German Government Confiscating Homes to House Refugees-Truth! & Fiction!

German Government Confiscating Homes to House Refugees-Truth! & Fiction! 

Summary of eRumor:
The German government has begun confiscating residential homes in Hamburg to house an influx of refugees from Syria and other war-torn countries.
The Truth:
It’s true that the owner of six rental properties that sat unused in Hamburg, Germany, for more than five years will be forced to rent the units and pay for renovations, but multiple reports have mischaracterized the move.
The properties were seized under a law approved in 2013 — well before the refugee crisis — to address the city’s longstanding housing crisis. There was no indication whether the units would be rented to refugees or other tenants in need of housing.
Despite the fact that the government action occurred in February 2017, the Daily Mail and other publications picked up the story as breaking news in May 2017. These reports specifically claimed that the apartments would be forcibly rented to migrant populations there, which isn’t exactly true.
Local newspaper Hamburger Abendblatt reported in February 2017 that under terms of the 2013 law, a trustee would oversee renovations of the six long-term lease apartments. The owner, who will be billed for the renovations, was told that he would then be able to rent the units himself, the paper explains:

Since the Hamburg Housing Protection Act became more stringent in 2013, long-term unused apartments can be refurbished and forcibly rented by the trustee, who is commissioned by the District Office. In a first for the district, Mitte now has taken six out of eight residential units at Ohlendorffstrasse 15 in Hamm. After the threat of expropriation, the owner was promised that he would be allowed to rent his apartments again. However, this remains only a verbal promise.

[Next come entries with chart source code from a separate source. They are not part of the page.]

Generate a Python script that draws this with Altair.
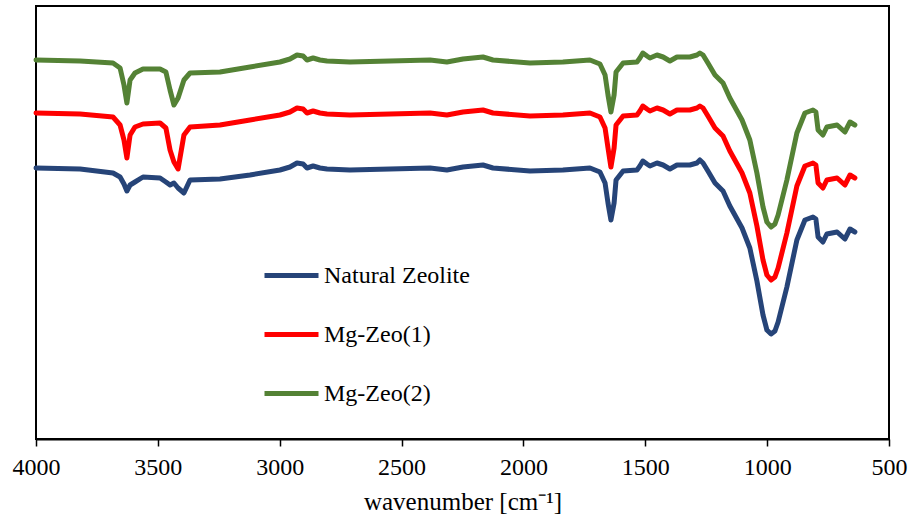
import altair as alt
import pandas as pd

wavenumber = [4000, 3819, 3684, 3655, 3639, 3627, 3614, 3594, 3561, 3491,
              3467, 3450, 3434, 3417, 3393, 3368, 3245, 3122, 2999, 2958,
              2929, 2904, 2888, 2863, 2835, 2806, 2712, 2383, 2314, 2248,
              2166, 2125, 1973, 1838, 1727, 1686, 1665, 1653, 1641, 1628,
              1620, 1591, 1534, 1522, 1510, 1493, 1481, 1452, 1427, 1399,
              1370, 1317, 1288, 1276, 1263, 1243, 1214, 1181, 1153, 1103,
              1071, 1042, 1017, 1001, 984, 968, 955, 919, 878, 845,
              812, 800, 791, 771, 755, 713, 681, 660, 640]

natural_zeolite = [271, 270, 266, 262, 255, 248, 254, 257, 262, 261,
                   257, 254, 256, 251, 246, 259, 260, 264, 269, 272,
                   276, 275, 271, 273, 271, 270, 269, 271, 269, 272,
                   274, 271, 268, 269, 271, 267, 256, 236, 219, 236,
                   259, 268, 269, 273, 278, 275, 273, 276, 274, 270,
                   274, 274, 276, 279, 276, 268, 256, 248, 233, 211,
                   191, 158, 124, 109, 105, 108, 117, 152, 199, 219,
                   222, 220, 202, 197, 205, 207, 200, 210, 207]

mg_zeo_1 = [326, 325, 322, 314, 299, 281, 304, 312, 315, 316,
            311, 289, 277, 270, 304, 312, 314, 319, 324, 327,
            331, 330, 326, 328, 326, 325, 324, 326, 324, 327,
            329, 326, 323, 324, 326, 322, 311, 291, 272, 291,
            314, 323, 324, 328, 333, 330, 328, 331, 329, 325,
            329, 329, 331, 333, 331, 323, 311, 303, 288, 266,
            246, 213, 179, 164, 159, 162, 171, 206, 253, 273,
            276, 274, 256, 251, 259, 261, 254, 264, 261]

mg_zeo_2 = [379, 378, 376, 371, 354, 336, 359, 366, 370, 370,
            367, 349, 334, 341, 359, 366, 367, 372, 377, 380,
            384, 383, 379, 381, 379, 378, 377, 379, 377, 380,
            382, 379, 376, 377, 379, 375, 364, 344, 327, 344,
            367, 376, 377, 381, 386, 383, 381, 384, 382, 378,
            382, 382, 384, 386, 384, 376, 364, 356, 341, 319,
            299, 266, 232, 217, 212, 215, 224, 259, 306, 326,
            329, 327, 309, 304, 312, 314, 307, 317, 314]

series_names = ["Natural Zeolite", "Mg-Zeo(1)", "Mg-Zeo(2)"]
series_colors = ["#264478", "#FF0000", "#548235"]
x_ticks = [4000, 3500, 3000, 2500, 2000, 1500, 1000, 500]

rows = []
for name, vals in zip(series_names, [natural_zeolite, mg_zeo_1, mg_zeo_2]):
    assert len(vals) == len(wavenumber)
    for w, v in zip(wavenumber, vals):
        rows.append({"wavenumber": w, "transmittance": v, "series": name})
df = pd.DataFrame(rows)

FONT = "Liberation Serif"

chart = alt.Chart(df).mark_line(strokeWidth=5, strokeCap="round", strokeJoin="round").encode(
    x=alt.X("wavenumber:Q",
            scale=alt.Scale(domain=[4000, 500], nice=False, zero=False),
            axis=alt.Axis(values=x_ticks, title="wavenumber [cm⁻¹]", grid=False,
                          labelFlush=False, labelOverlap=False, format="d")),
    y=alt.Y("transmittance:Q", scale=alt.Scale(domain=[0, 433], nice=False, zero=False), axis=None),
    color=alt.Color("series:N",
                    scale=alt.Scale(domain=series_names, range=series_colors),
                    legend=alt.Legend(title=None, orient="none", legendX=226, legendY=240,
                                      symbolType="stroke", symbolSize=2916, symbolStrokeWidth=5,
                                      labelFont=FONT, labelFontSize=24, labelColor="black",
                                      labelOffset=3, rowPadding=17, labelLimit=400)),
    order=alt.Order("series:N"),
    detail="series:N",
).properties(
    width=853, height=433,
    padding={"left": 36, "top": 6, "right": 22, "bottom": 81},
    autosize=alt.AutoSizeParams(type="none"),
).configure_view(
    stroke="black", strokeWidth=2
).configure_axis(
    domainColor="black", domainWidth=2, tickColor="black", tickWidth=1.5, tickSize=7,
    labelFont=FONT, labelFontSize=24, labelColor="black", labelPadding=9,
    titleFont=FONT, titleFontSize=25, titleFontWeight="normal", titleColor="black", titlePadding=10,
)

chart.save("out.html", embed_options={"renderer": "svg", "actions": False})
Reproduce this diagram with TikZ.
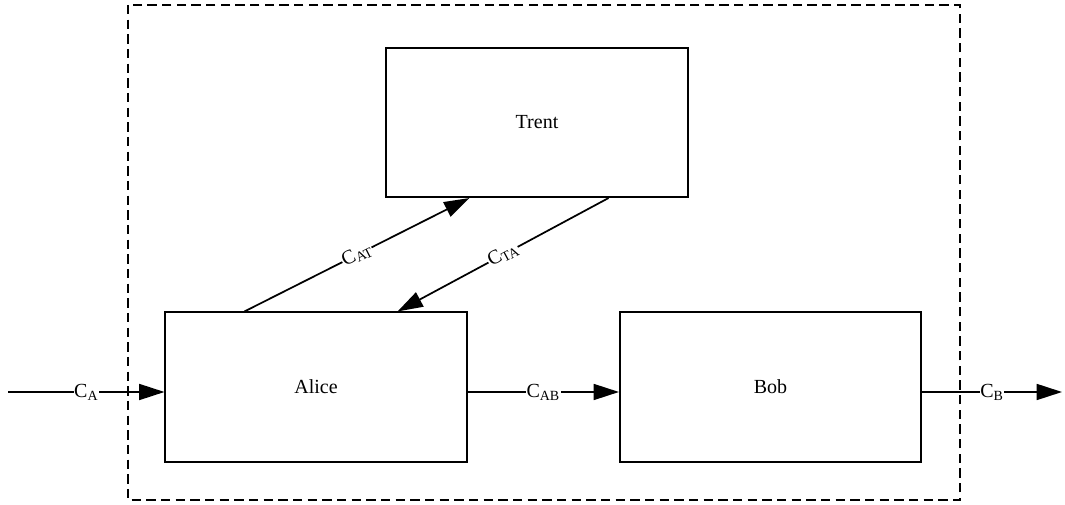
\documentclass[tikz,border=0pt]{standalone}
\usepackage{fontspec}
\setmainfont{Liberation Serif}
\usetikzlibrary{arrows.meta}
\tikzstyle{party}=[draw,rectangle,line width=1.3pt,minimum width=226pt,minimum height=112pt,inner sep=0pt]
\tikzstyle{chan}=[line width=1.3pt,-{Triangle[length=19pt,width=12pt]}]
\tikzstyle{lbl}=[fill=white,inner sep=0.5pt,font=\fontsize{15}{17}\selectfont]

\begin{document}
\begin{tikzpicture}[x=0.75pt,y=-0.75pt,font=\fontsize{15}{17}\selectfont]
    \useasboundingbox (0,0) rectangle (1065,505);
    \draw [line width=1.3pt,dash pattern=on 7pt off 4pt] (128,5) rectangle (960,500);
    \node [party] (trent) at (537,122.5) {Trent};
    \node [party] (alice) at (316,387) {Alice};
    \node [party] (bob) at (770.5,387) {Bob};
    \coordinate (in) at (8,392);
    \coordinate (out) at (1062,392);
    \draw [chan] (in) -- node [lbl] {C\textsubscript{A}} (alice.west |- in);
    \draw [chan] (alice.east |- in) -- node [lbl] {C\textsubscript{AB}} (bob.west |- in);
    \draw [chan] (bob.east |- out) -- node [lbl] {C\textsubscript{B}} (out);
    \draw [chan] ([xshift=60pt]alice.north west) -- node [lbl,sloped] {C\textsubscript{AT}} ([xshift=63pt]trent.south west);
    \draw [chan] ([xshift=-60pt]trent.south east) -- node [lbl,sloped] {C\textsubscript{TA}} ([xshift=-52.5pt]alice.north east);
\end{tikzpicture}
\end{document}
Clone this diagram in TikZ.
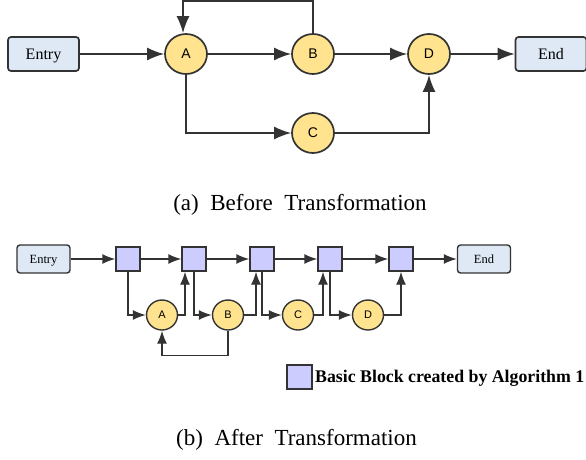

The apartments in Hamm have been empty since 2012. Despite previous foreclosures of 18,000 euros, the landlord had refused to bring the apartments back to the market. Therefore the key power over the residential units was handed over to a trustee on 1 March.
The Daily Mail  publications have reported that government’s forced renting of the living space is related to the influx of refugees to Germany. Local reporting doesn’t support those claims. It appears the owner can rent the units to whomever he deems fit after renovations are complete — but there’s no way to definitively say that no refugees will live there, or that the influx of refugees did not contribute to the city’s housing shortage.
We can say, however, that Hamburg has been in the midst of a housing crisis going as far back as 2009. Like many other cities around the world (and in the Untied States), Hamburg has faced a housing shortage that has priced many of its residents out of the market. Deutsch Bank summed up the issue in a 2017 report on the German housing market:

In Hamburg, prices for existing housing stock have gone up by around 70% since 2009. Price momentum in the city’s rental market is sluggish, however. From 2012 to 2016, rent growth did not even reach half the level of the other major cities. The relatively high level of construction activity is probably a key factor in this and means the gap between supply and demand is likely to be narrower than in Berlin and Munich. All this suggests that low interest rates are the main reason why property prices are increasing in Hamburg. Consequently, Hamburg may have a relatively high sensitivity to any future normalisation of interest rates. Any normalisation of interest rates is probably still several years away, however, which leads us to expect further price increases in the interim.
And it should be noted that Hamburg is one of the regions of Germany that has taken in the lowest number of refugees since the crisis began. As the BBC reports, about 2.5 percent of the country’s refugee population has been resettled in Hamburg. Other areas have resettled far more refugees:
That’s not to say, however, that the refugees that have been settled in Hamburg haven’t affected the region’s already dire housing shortage. Refugees were being housed in converted shipping containers there, and unused commercial space in the city was seized or voluntarily rented from its owners to house migrants back in 2015 at the height of the refugee crisis.
In the end, it’s true that the government forced a property owner to rent units that have sat unused since 2012. A trustee will make renovations and turn the properties back over to the original owner to rent. However, claims that the government specifically forced the owner to rent the units to refugees are false. That’s why we’re calling this report “truth” and “fiction.”